2.5 – Époque contemporaine
Dans l’ère contemporaine, la photographie en noir et blanc continue d’évoluer, intégrant les avancées technologiques et les nouvelles perspectives artistiques. Les photographes contemporains utilisent souvent le noir et blanc pour évoquer une certaine nostalgie, ou pour focaliser l’attention sur la composition et les émotions sans les distractions de la couleur. Des artistes comme Sebastião Salgado utilisent le noir et blanc pour aborder des sujets complexes et humanitaires, créant des œuvres qui sont à la fois esthétiquement frappantes et socialement engagées.
Conclusion
La photographie en noir et blanc, depuis ses origines techniques jusqu’à son évolution artistique, a toujours été un médium puissant et expressif. Les premières techniques, telles que le daguerréotype, le calotype, et le collodion humide, ont posé les fondations d’une pratique qui ne cesse d’innover. À travers les siècles, cette forme d’art a traversé des mouvements diversifiés, du pictorialisme au modernisme, en passant par le photojournalisme et le surréalisme, chacun apportant une nouvelle dimension à la perception visuelle.
Aujourd’hui, la photographie en noir et blanc continue de captiver les artistes et le public. Sa capacité unique à transcender les détails colorés pour se concentrer sur la lumière, les ombres, les textures, et les émotions en fait un outil indémodable. Que ce soit pour documenter des réalités sociales, explorer des thèmes abstraits, ou simplement capturer la beauté pure de la nature et des formes humaines, la photographie en noir et blanc reste une voie privilégiée pour l’expression artistique.

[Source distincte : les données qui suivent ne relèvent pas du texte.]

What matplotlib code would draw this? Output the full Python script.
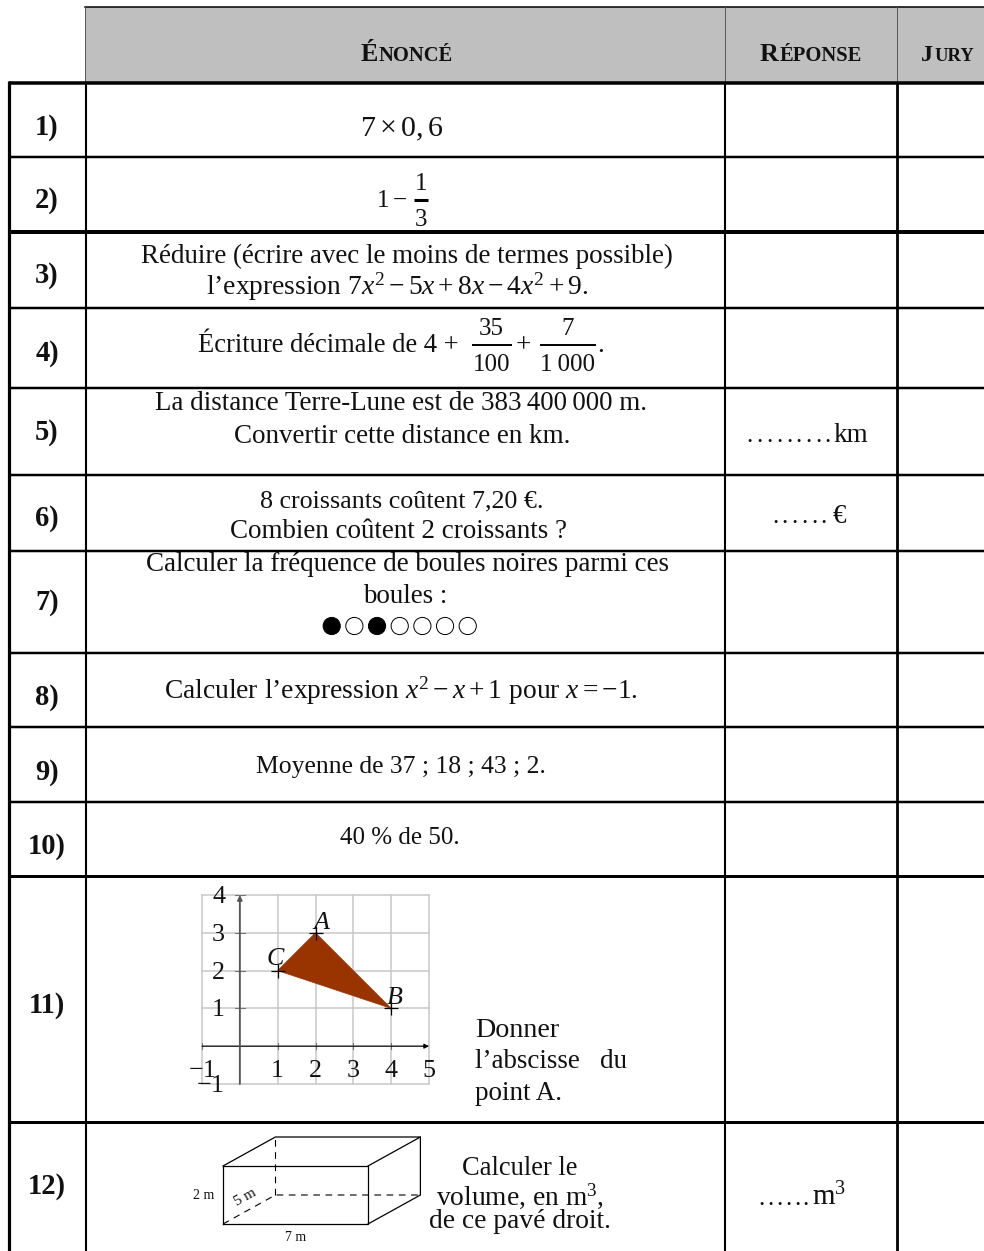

En regardant vers l’avenir, il est certain que la photographie en noir et blanc continuera de se développer, intégrant les innovations technologiques tout en conservant son attrait classique et intemporel. Elle demeurera un témoignage visuel de notre monde, offrant une perspective unique qui, par son absence de couleur, révèle souvent bien plus que ce que l’œil peut voir.